The combination jersey (also known as the multi-coloured jersey or technicolour jersey) was the jersey in the Tour de France worn by the leader of the combination classification.

History 
In 1968 the combination classification was introduced in the Tour de France. From 1969 on, the leader was recognized by a white jersey. The jersey was awarded to the cyclists that did best in all other classifications: General, Points and Mountains. It was seen as the classification for the all-round cyclist.
Only cyclists ranking in each of the three other classifications were ranked in the Combination classification. Ranking was established by adding the cyclists' ranks in the three other classifications: 1 point for rank 1, 2 points for rank 2 and so on. Cyclists being at level on ranks for one of the other classifications were added the average of the corresponding points (e.g. 2 cyclists being level at rank 3 where counting (3+4)/2 = 3.5 points). Finally, the lower the sum the better the combination classification ranking.

From 1975 on, the combination classification temporarily disappeared, and the white jersey was given to the leader of the young rider classification.

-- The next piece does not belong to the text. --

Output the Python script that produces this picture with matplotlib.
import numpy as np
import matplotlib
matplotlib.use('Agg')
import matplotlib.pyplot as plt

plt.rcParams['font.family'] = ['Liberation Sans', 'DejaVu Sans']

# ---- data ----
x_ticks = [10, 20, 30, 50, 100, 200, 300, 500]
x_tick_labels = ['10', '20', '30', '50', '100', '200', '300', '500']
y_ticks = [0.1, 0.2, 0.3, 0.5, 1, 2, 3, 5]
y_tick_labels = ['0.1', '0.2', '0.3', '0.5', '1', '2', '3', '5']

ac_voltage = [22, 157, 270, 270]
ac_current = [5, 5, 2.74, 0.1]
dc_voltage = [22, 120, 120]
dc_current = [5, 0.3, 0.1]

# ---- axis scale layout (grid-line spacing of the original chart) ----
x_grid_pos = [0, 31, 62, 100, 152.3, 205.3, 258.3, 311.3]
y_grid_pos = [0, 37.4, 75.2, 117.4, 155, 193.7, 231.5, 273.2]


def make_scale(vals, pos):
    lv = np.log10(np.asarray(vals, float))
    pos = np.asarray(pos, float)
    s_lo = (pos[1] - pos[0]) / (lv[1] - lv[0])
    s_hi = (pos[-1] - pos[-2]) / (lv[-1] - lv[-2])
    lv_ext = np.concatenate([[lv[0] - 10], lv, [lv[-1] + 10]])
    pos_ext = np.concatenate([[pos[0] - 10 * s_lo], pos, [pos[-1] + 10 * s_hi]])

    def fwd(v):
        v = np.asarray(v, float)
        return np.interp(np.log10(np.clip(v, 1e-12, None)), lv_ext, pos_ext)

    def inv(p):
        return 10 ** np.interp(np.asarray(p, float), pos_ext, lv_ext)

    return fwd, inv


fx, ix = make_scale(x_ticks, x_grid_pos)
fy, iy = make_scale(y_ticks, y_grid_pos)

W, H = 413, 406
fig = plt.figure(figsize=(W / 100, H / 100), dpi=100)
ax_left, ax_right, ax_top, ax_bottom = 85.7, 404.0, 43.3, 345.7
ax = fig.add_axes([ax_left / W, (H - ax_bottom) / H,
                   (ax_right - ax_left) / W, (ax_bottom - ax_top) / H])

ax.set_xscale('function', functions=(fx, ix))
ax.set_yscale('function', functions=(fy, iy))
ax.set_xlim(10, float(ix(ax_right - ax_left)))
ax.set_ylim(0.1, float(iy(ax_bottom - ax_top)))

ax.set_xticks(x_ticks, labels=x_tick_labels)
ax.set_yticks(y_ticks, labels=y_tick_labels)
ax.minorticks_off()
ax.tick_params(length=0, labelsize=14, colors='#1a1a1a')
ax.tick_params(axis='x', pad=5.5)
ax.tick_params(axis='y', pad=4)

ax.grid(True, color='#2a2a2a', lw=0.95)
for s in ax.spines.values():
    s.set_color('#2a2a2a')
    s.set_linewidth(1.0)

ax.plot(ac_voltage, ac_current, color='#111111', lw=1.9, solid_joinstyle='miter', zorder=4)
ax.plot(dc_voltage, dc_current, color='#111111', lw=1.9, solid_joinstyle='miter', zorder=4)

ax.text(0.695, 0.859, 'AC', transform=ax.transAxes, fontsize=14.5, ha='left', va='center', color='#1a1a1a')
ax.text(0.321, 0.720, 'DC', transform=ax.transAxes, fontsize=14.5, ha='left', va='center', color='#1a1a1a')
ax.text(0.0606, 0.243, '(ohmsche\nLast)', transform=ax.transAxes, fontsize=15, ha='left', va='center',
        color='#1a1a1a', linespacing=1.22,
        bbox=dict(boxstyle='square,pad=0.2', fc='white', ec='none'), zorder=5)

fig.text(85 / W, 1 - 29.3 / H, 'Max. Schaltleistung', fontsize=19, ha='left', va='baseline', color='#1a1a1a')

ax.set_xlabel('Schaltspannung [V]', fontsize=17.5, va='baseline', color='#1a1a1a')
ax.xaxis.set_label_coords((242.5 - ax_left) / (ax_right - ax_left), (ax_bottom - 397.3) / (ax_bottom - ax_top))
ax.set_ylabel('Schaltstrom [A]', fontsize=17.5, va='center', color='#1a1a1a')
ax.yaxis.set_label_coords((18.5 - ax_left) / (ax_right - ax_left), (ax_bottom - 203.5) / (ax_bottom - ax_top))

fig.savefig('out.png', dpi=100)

In 1980, the combination classification was reintroduced, sponsored by French television station TF1, therefore officially named "Grand Prix TF1". This lasted until 1984, when the combination classification disappeared again. In 1985, the combination classification was again reintroduced, and this time the multicoloured jersey was used. After the 1989 Tour, the combination classification was discontinued, as the new director Jean-Marie Leblanc wanted to modernise the Tour. Since then, the Tour has awarded only the yellow, white, green and polka dot jerseys.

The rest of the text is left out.